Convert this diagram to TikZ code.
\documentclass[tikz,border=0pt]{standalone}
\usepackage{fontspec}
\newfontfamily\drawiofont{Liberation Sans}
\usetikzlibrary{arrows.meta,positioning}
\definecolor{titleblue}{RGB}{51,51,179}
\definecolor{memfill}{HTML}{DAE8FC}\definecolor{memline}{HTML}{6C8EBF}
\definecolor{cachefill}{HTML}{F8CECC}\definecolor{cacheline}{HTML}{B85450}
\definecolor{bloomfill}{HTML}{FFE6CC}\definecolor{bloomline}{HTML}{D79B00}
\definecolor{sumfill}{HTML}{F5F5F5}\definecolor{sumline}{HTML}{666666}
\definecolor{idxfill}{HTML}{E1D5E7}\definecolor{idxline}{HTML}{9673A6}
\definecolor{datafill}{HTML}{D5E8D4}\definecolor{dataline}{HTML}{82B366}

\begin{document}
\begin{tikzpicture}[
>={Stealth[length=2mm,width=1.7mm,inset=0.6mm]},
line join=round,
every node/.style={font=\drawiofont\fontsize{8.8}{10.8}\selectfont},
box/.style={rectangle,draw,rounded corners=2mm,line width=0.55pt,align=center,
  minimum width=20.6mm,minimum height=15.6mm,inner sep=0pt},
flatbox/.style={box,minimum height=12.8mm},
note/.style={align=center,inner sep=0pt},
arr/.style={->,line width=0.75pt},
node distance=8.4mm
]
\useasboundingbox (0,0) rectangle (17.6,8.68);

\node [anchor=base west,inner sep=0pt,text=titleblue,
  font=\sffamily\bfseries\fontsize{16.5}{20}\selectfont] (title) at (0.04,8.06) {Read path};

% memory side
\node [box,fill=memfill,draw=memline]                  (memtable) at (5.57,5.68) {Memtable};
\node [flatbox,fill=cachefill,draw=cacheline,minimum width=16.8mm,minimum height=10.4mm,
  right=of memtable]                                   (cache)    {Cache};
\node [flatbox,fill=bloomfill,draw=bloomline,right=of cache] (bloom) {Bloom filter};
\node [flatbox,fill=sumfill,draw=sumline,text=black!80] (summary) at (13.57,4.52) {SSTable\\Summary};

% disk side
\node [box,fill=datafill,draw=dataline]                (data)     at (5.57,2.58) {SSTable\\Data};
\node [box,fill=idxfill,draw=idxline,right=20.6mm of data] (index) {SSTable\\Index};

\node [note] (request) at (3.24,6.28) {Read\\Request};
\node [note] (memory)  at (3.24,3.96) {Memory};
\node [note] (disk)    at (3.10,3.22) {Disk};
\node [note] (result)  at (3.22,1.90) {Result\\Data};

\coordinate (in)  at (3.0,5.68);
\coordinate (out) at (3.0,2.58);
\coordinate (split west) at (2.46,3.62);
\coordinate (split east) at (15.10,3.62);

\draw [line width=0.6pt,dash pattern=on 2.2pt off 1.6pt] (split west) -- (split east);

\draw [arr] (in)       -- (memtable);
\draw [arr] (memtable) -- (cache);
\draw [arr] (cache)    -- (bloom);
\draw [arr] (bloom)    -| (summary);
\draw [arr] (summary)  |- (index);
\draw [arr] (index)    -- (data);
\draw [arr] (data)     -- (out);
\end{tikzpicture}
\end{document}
++++
### Problem details
Exactly as written, please reproduce the lines from the first line of the data to the line containing "(0,0) rectangle (17.6,8.68);", inclusive, and nothing else.

### Solved problem
Convert this diagram to TikZ code.
\documentclass[tikz,border=0pt]{standalone}
\usepackage{fontspec}
\newfontfamily\drawiofont{Liberation Sans}
\usetikzlibrary{arrows.meta,positioning}
\definecolor{titleblue}{RGB}{51,51,179}
\definecolor{memfill}{HTML}{DAE8FC}\definecolor{memline}{HTML}{6C8EBF}
\definecolor{cachefill}{HTML}{F8CECC}\definecolor{cacheline}{HTML}{B85450}
\definecolor{bloomfill}{HTML}{FFE6CC}\definecolor{bloomline}{HTML}{D79B00}
\definecolor{sumfill}{HTML}{F5F5F5}\definecolor{sumline}{HTML}{666666}
\definecolor{idxfill}{HTML}{E1D5E7}\definecolor{idxline}{HTML}{9673A6}
\definecolor{datafill}{HTML}{D5E8D4}\definecolor{dataline}{HTML}{82B366}

\begin{document}
\begin{tikzpicture}[
>={Stealth[length=2mm,width=1.7mm,inset=0.6mm]},
line join=round,
every node/.style={font=\drawiofont\fontsize{8.8}{10.8}\selectfont},
box/.style={rectangle,draw,rounded corners=2mm,line width=0.55pt,align=center,
  minimum width=20.6mm,minimum height=15.6mm,inner sep=0pt},
flatbox/.style={box,minimum height=12.8mm},
note/.style={align=center,inner sep=0pt},
arr/.style={->,line width=0.75pt},
node distance=8.4mm
]
\useasboundingbox (0,0) rectangle (17.6,8.68);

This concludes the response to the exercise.